There is a separate “Mystery” resurrection that was revealed to apostle Paul for the church. This resurrection is more often than not thought to be the same resurrection as what is called the first resurrection. However, the timeline of events of the two resurrections do not match up. For instance, we will be caught up to be with the Lord while the Lord will come down to set up His kingdom on the earth for their resurrection. Our meeting in the air will be to receive reward, but for them, the Lord will be coming in judgement (Revelation 19:11). There is nothing that needs to be fulfilled for our resurrection (the Rapture) to take place, but there are many things that need to be fulfilled before the Second Coming. These differences will be expanded upon in future lessons.

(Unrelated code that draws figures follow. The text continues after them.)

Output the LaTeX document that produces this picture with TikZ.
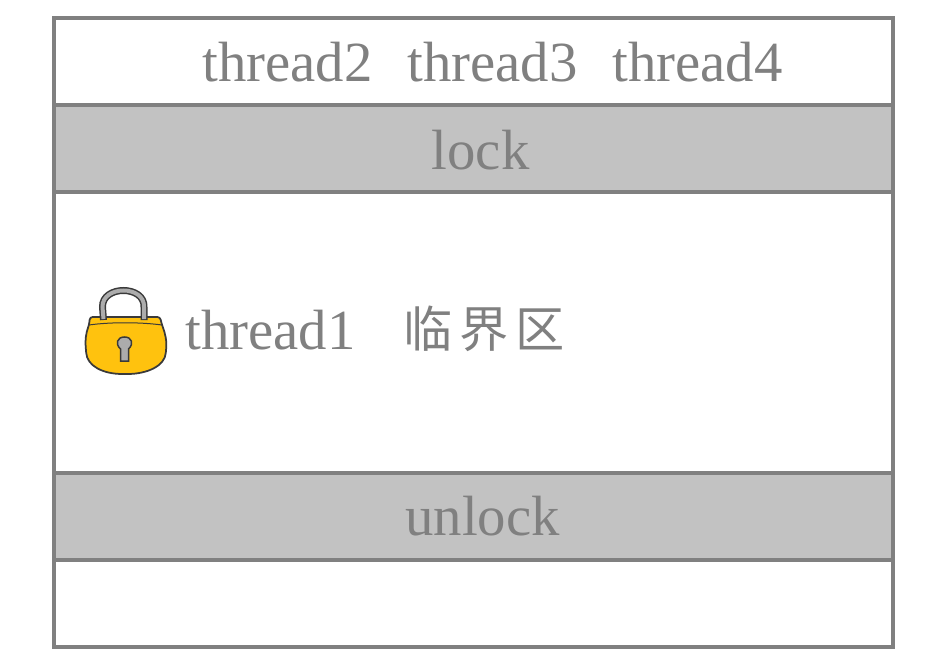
\documentclass[tikz,border=0pt]{standalone}
\usepackage{fontspec}
\setmainfont{Liberation Serif}
\newfontfamily\cjkfont{Noto Sans CJK SC}
\definecolor{rowgray}{HTML}{C2C2C2}
\definecolor{linegray}{HTML}{808080}
\definecolor{lockyellow}{HTML}{FFC20E}
\definecolor{lockdark}{HTML}{3A3A3A}
\tikzset{
  rowbox/.style={draw=linegray,line width=0.07cm,minimum width=16.78cm,minimum height=1.74cm,outer sep=0pt},
  shaded/.style={rowbox,fill=rowgray},
  label/.style={text=linegray,font=\fontsize{32.3}{36}\selectfont,inner sep=0pt},
}
\begin{document}
\begin{tikzpicture}[x=0.02cm,y=-0.02cm]
\useasboundingbox (0,0) rectangle (925,665);
\node[rowbox] (waiting) at (473.5,61.5) {};
\node[shaded] (lockrow) at (473.5,148.5) {};
\node[rowbox,minimum height=5.62cm] (critical) at (473.5,332.5) {};
\node[shaded] (unlockrow) at (473.5,516.5) {};
\node[rowbox] (freerow) at (473.5,603.5) {};
\node[label] (thread2) at (287.5,62) {thread2};
\node[label] (thread3) at (492.5,62) {thread3};
\node[label] (thread4) at (697.5,62) {thread4};
\node[label] (locktext) at (480.5,150) {lock};
\node[label] (unlocktext) at (482.5,516) {unlock};
\node[label] (thread1) at (270.5,330) {thread1};
\node[label,font=\cjkfont\fontsize{28}{32}\selectfont] (critname) at (484,329) {临\hspace{0.14em}界\hspace{0.14em}区};
% padlock
\draw[lockdark,fill=lockyellow,line width=0.035cm,rounded corners=1.5pt] (90,317) -- (160,317) -- (162,325) .. controls (165,333) and (167,341) .. (166,350)
  .. controls (165,366) and (147,374) .. (125,374) .. controls (103,374) and (87,366) .. (86,350)
  .. controls (85,341) and (86,333) .. (89,325) -- cycle;
\draw[lockdark,line width=0.02cm] (89,325) .. controls (110,322) and (140,322) .. (162,325);
\draw[lockdark,line width=0.14cm] (103.5,320) -- (102.5,307) .. controls (102,285) and (145,285) .. (144,307) -- (144,320);
\draw[gray!65,line width=0.08cm] (103.5,319) -- (102.5,307) .. controls (102,285) and (145,285) .. (144,307) -- (144,319);
\draw[lockdark,fill=gray!65,line width=0.03cm] (120.5,349) .. controls (115,344) and (117,337) .. (124.5,337)
  .. controls (132,337) and (134,344) .. (128.5,349) -- (128.5,361) -- (120.5,361) -- cycle;
\end{tikzpicture}
\end{document}
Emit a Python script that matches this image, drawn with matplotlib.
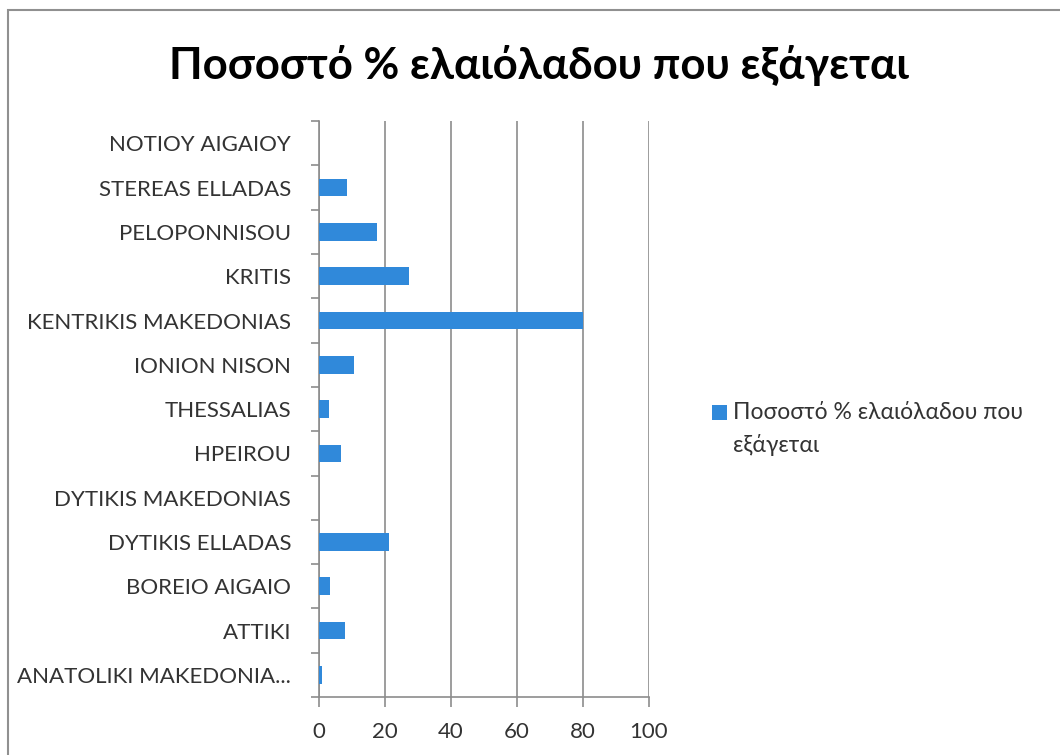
import matplotlib.pyplot as plt
from matplotlib.patches import Rectangle

# regions, bottom to top as they stack on the axis
regions = [
    "ANATOLIKI MAKEDONIA...",
    "ATTIKI",
    "BOREIO AIGAIO",
    "DYTIKIS ELLADAS",
    "DYTIKIS MAKEDONIAS",
    "HPEIROU",
    "THESSALIAS",
    "IONION NISON",
    "KENTRIKIS MAKEDONIAS",
    "KRITIS",
    "PELOPONNISOU",
    "STEREAS ELLADAS",
    "NOTIOY AIGAIOY",
]
export_pct = [0.9, 7.9, 3.3, 21.1, 0, 6.8, 2.9, 10.6, 80, 27.4, 17.7, 8.4, 0]
xticks = [0, 20, 40, 60, 80, 100]

title = "Ποσοστό % ελαιόλαδου που εξάγεται"
series_lines = ["Ποσοστό % ελαιόλαδου που", "εξάγεται"]

plt.rcParams["font.family"] = ["Lato", "Noto Sans", "DejaVu Sans"]

bar_color = "#3089da"
axis_color = "#8c8c8c"
text_color = "#333333"

fig = plt.figure(figsize=(10.6, 7.55), dpi=100)
ax = fig.add_axes([0.3009, 0.0768, 0.3113, 0.7627])

pos = list(range(len(regions)))
ax.barh(pos, export_pct, height=0.4, color=bar_color, zorder=3)

ax.set_xlim(0, 100)
ax.set_ylim(-0.5, len(regions) - 0.5)
ax.set_xticks(xticks)
ax.set_xticklabels([str(t) for t in xticks])
ax.set_yticks(pos)
ax.set_yticklabels(regions)
ax.set_yticks([p + 0.5 for p in pos] + [-0.5], minor=True)

ax.grid(axis="x", color=axis_color, linewidth=1.2, zorder=0)
for side in ("top", "right"):
    ax.spines[side].set_visible(False)
for side in ("left", "bottom"):
    ax.spines[side].set_color(axis_color)
    ax.spines[side].set_linewidth(1.2)

ax.tick_params(axis="y", which="major", length=0, pad=20, labelsize=16, labelcolor=text_color)
ax.tick_params(axis="y", which="minor", length=6, width=1.2, color=axis_color)
ax.tick_params(axis="x", length=7, width=1.2, color=axis_color, pad=11,
               labelsize=16, labelcolor=text_color)

fig.text(0.508, 0.913, title, ha="center", va="center", fontsize=31.5,
         fontweight="bold", color="black")

# legend: swatch sits beside the first line of the wrapped series name
fig.patches.append(Rectangle((0.6717, 0.4437), 0.01415, 0.0199, transform=fig.transFigure,
                             facecolor=bar_color, edgecolor="none"))
fig.text(0.6915, 0.4543, series_lines[0], ha="left", va="center", fontsize=16.5,
         color=text_color)
fig.text(0.6915, 0.4100, series_lines[1], ha="left", va="center", fontsize=16.5,
         color=text_color)

# outer chart frame
fig.patches.append(Rectangle((0.0075, -0.01), 1.1, 0.997, transform=fig.transFigure,
                             fill=False, edgecolor="#909090", linewidth=1.5))

fig.savefig("out.png", dpi=100, facecolor="white")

Eye witnesses (verses 5–8)
To verify that something happened eye witnesses are used. When there are over 500 eye witnesses, there is no chance that an event had been fabricated. This is true of Jesus Christ’s resurrection. Over 500 eye witnesses are listed as having seen Christ alive following His death on the cross prior to His ascension 40 days later (Acts 1:3).

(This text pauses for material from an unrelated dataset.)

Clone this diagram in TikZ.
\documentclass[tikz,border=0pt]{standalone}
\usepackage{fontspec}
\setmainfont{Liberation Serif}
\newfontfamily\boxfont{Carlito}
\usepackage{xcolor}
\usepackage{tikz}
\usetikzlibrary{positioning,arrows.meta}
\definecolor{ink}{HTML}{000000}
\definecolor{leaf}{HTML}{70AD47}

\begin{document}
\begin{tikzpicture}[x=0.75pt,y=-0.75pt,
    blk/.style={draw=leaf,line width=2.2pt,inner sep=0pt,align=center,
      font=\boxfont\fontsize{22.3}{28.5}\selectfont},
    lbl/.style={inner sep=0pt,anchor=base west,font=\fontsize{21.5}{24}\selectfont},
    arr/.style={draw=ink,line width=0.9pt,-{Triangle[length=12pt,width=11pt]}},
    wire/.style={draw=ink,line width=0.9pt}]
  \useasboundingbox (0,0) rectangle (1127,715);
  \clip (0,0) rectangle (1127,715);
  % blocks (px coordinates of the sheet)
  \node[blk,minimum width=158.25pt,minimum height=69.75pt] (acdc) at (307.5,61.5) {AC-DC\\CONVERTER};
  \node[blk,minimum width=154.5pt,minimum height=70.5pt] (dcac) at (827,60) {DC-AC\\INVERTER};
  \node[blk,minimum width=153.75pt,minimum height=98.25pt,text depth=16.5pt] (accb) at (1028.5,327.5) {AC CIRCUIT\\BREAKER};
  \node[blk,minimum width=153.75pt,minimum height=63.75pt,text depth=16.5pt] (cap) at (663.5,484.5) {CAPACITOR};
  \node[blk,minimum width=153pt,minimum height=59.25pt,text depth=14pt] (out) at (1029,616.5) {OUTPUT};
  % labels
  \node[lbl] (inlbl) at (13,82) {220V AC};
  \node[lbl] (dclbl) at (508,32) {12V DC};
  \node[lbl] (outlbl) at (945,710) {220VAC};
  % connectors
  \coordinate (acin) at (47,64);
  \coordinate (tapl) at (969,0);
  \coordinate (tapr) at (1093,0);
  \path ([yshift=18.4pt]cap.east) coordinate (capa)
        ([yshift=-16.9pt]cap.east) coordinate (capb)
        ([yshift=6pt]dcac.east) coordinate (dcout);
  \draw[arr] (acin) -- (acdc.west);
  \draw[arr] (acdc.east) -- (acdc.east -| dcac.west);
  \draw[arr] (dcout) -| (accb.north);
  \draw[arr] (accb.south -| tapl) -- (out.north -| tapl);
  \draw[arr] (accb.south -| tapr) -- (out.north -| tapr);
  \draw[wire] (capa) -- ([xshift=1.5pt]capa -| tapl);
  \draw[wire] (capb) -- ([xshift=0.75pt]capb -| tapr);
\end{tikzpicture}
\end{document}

On resurrection day, Mary Magdalene went to the tomb early in the morning and found it empty. An angel told her that Jesus had risen and to tell the disciples (Matthew 28:5–7). She ran to tell Peter and John that they have taken away the Lord. They run to the tomb and Peter enters then leaves wondering what had happened (Luke 24:12; John 20:3–10). Mary went back to the tomb, weeping, where she was met by Jesus, whom she thought was the gardener (John 20:11–17). Jesus appeared to the other women who where at the tomb with Mary Magdalene (Matthew 28:9). They report what they saw to the disciples (Matthew 28:8; Luke 24:9–10).

Jesus then appeared to two disciples on their way to Emmaus, and He opens up their minds so they can understand what had just happened according to prophecy (Mark 16:12; Luke 24:13–27). Later that same day, Jesus appeared to the disciples (excluding Thomas) in a locked room (Luke 24:36–37; John 20:19). They were told to touch Him to prove that they were not seeing a ghost. Jesus opened up their understanding of the events and gave them the Holy Spirit (Luke 24:44–John 20:22). Eight days later Jesus revisits the disciples, including Thomas (John 20:26–29).

Other appearances include meeting seven disciples at the Sea of Tiberias (John 21:1–23); being with the eleven disciples when He gave them the so-called Great Commission (Matthew 28:6–20); seeing the disciples on the day of His ascension (Luke 24:50–51). Paul mentions that the risen Jesus Christ was seen by Peter, the disciples, 500 members of the Little Flock, and James the half-brother of Jesus. Paul also states that Jesus met with all the apostles, perhaps a reference to the apostles at the church at Jerusalem, a larger group than the original 12 disciples. Finally, Jesus Christ met personally with Paul. Paul was the last person who communicated directly with Jesus Christ.

All of these eye witnesses make it impossible for anyone to deny that a resurrection had occurred. This is why men theorize that Jesus never really died, or that it was another man who had actually died in His place. Since there are so many eye witnesses, skeptics find it necessary to discredit the whole account of the resurrection as nothing more than a well-crafted tale.